In the above, the two-stage GM refrigerator 10 has been described as an example of the cryogenic refrigerator. In addition, the present invention can be used in a single-stage GM refrigerator or a three-stage GM refrigerator. Also, the invention can also be applied to a case where a pulse tube refrigerator is used as the cryogenic refrigerator. That is, the motor may be adopted for the driving force of the valve that switches the flow passage of the low-pressure refrigerant gas and the flow passage of the high-pressure refrigerant gas. For example, in a case where such a pulse tube refrigerator is used for cooling of the superconducting coil, the magnetic field generated by the superconducting coil may influence the operation of the motor. In such a case, by adopting the motor 31 with the above-described magnetic member 72, it is possible to reduce the influence of the external magnetic field that is exerted to the driving force of the motor.

It should be understood that the invention is not limited to the above-described embodiment, but may be modified into various forms on the basis of the spirit of the invention. Additionally, the modifications are included in the scope of the invention.

Claims

1. A cryogenic refrigerator comprising:

a rotary valve that switches refrigerant-gas flows in the refrigerator between a low-pressure flow through a refrigerant-gas exhaust passage and a high-pressure flow through a refrigerant-gas supply passage; and

a rotary-valve drive motor including a rotor, a driving rotary shaft penetrating the rotor, a stator surrounding the rotor, and a casing hermetically housing the rotor and the stator, the driving rotary shaft carried on a bearing in the casing, whereby the rotor is positioned radially inward of the stator;

2. The cryogenic refrigerator according to claim 1, wherein the back yoke and the magnetic member are fixed such that a relative position therebetween is unchanged.

3. The cryogenic refrigerator according to claim 1, wherein the magnetic member is fixed to the back yoke via connecting members.

4. The cryogenic refrigerator according to claim 1, wherein the laminated steel plates forming the back yoke are each a steel plate punched to constitute a layer of the back yoke integrally with a layer also constituting the magnetic member.

5. The cryogenic refrigerator according to claim 1, wherein the magnetic member is connected to the back yoke via the casing.

6. The cryogenic refrigerator according to claim 1, wherein a space that communicates with the flow passage of the low-pressure refrigerant gas is provided between the back yoke and the magnetic member.
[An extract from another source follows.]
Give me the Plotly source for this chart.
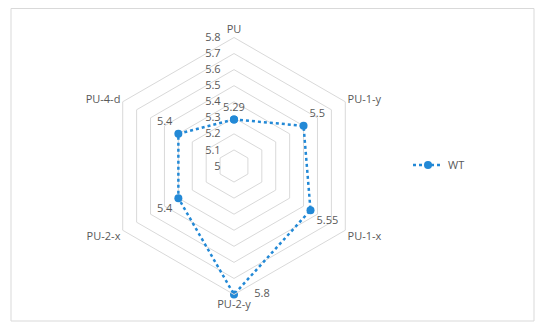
import plotly.graph_objects as go

categories = ["PU", "PU-1-y", "PU-1-x", "PU-2-y", "PU-2-x", "PU-4-d"]
values = [5.29, 5.5, 5.55, 5.8, 5.4, 5.4]
value_labels = ["5.29", "5.5", "5.55", "     5.8", "5.4", "5.4"]
label_positions = ["top center", "top right", "bottom right", "middle right", "bottom left", "top left"]
radial_ticks = [5, 5.1, 5.2, 5.3, 5.4, 5.5, 5.6, 5.7, 5.8]

blue = "#2389D6"
grey_text = "#595959"
grid_grey = "#D9D9D9"

W, H = 542, 323  # page body has an 8px margin

fig = go.Figure()
fig.add_trace(go.Scatterpolar(
    r=values + [values[0]],
    theta=categories + [categories[0]],
    mode="lines+markers+text",
    name="WT",
    text=value_labels + [""],
    textposition=label_positions + ["top center"],
    textfont=dict(family="Open Sans, sans-serif", size=11, color=grey_text),
    line=dict(color=blue, width=2.5, dash="dot"),
    marker=dict(color=blue, size=8),
    cliponaxis=False,
))

cx, cy, R = 226, 158, 128.5
fig.update_layout(
    width=W, height=H,
    margin=dict(l=0, r=0, t=0, b=0),
    paper_bgcolor="white",
    plot_bgcolor="white",
    font=dict(family="Open Sans, sans-serif", size=11, color=grey_text),
    polar=dict(
        domain=dict(x=[(cx - R) / W, (cx + R) / W],
                    y=[(H - cy - R) / H, (H - cy + R) / H]),
        bgcolor="white",
        gridshape="linear",
        radialaxis=dict(
            range=[5, 5.8],
            tickvals=radial_ticks,
            ticktext=[("%g" % t) for t in radial_ticks],
            angle=90,
            tickangle=90,
            side="counterclockwise",
            showline=False,
            ticks="outside",
            ticklen=9,
            tickcolor="rgba(0,0,0,0)",
            gridcolor=grid_grey,
            gridwidth=1,
            tickfont=dict(size=11, color=grey_text),
        ),
        angularaxis=dict(
            direction="clockwise",
            rotation=90,
            showgrid=False,
            showline=True,
            linecolor=grid_grey,
            linewidth=1,
            ticks="",
            tickfont=dict(size=11, color=grey_text),
        ),
    ),
    showlegend=True,
    legend=dict(
        x=400 / W, y=(H - 157) / H, xanchor="left", yanchor="middle",
        font=dict(size=11, color=grey_text),
        bgcolor="rgba(0,0,0,0)",
    ),
    shapes=[dict(type="rect", xref="paper", yref="paper",
                 x0=3 / W, x1=526 / W, y0=(H - 313) / H, y1=(H - 0.5) / H,
                 line=dict(color=grid_grey, width=1))],
)

fig.write_html("out.html")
7. The cryogenic refrigerator according to claim 1, wherein a non-magnetic material is filled between the back yoke and the magnetic member.

8. The cryogenic refrigerator according to claim 1, wherein a non-magnetic region is located radially outward of the back yoke and radially inward of the magnetic member.

9. The cryogenic refrigerator according to claim 1, wherein the laminated steel plates further form the magnetic member integrally with the back yoke.

10. The cryogenic refrigerator according to claim 1, wherein the laminated steel plates further form connecting members integrally with the back yoke, the connecting members directly connecting the magnetic member to the back yoke.

11. The cryogenic refrigerator according to claim 10, wherein the laminated steel plates further form the magnetic member integrally with the back yoke and the connecting members.

12. The cryogenic refrigerator according to claim 10, wherein non-magnetic regions are formed between the magnetic member and the back yoke, and circumferentially alternate with the connecting members.

13. The cryogenic refrigerator according to claim 10, wherein the connecting members radially extend from the back yoke to the magnetic member.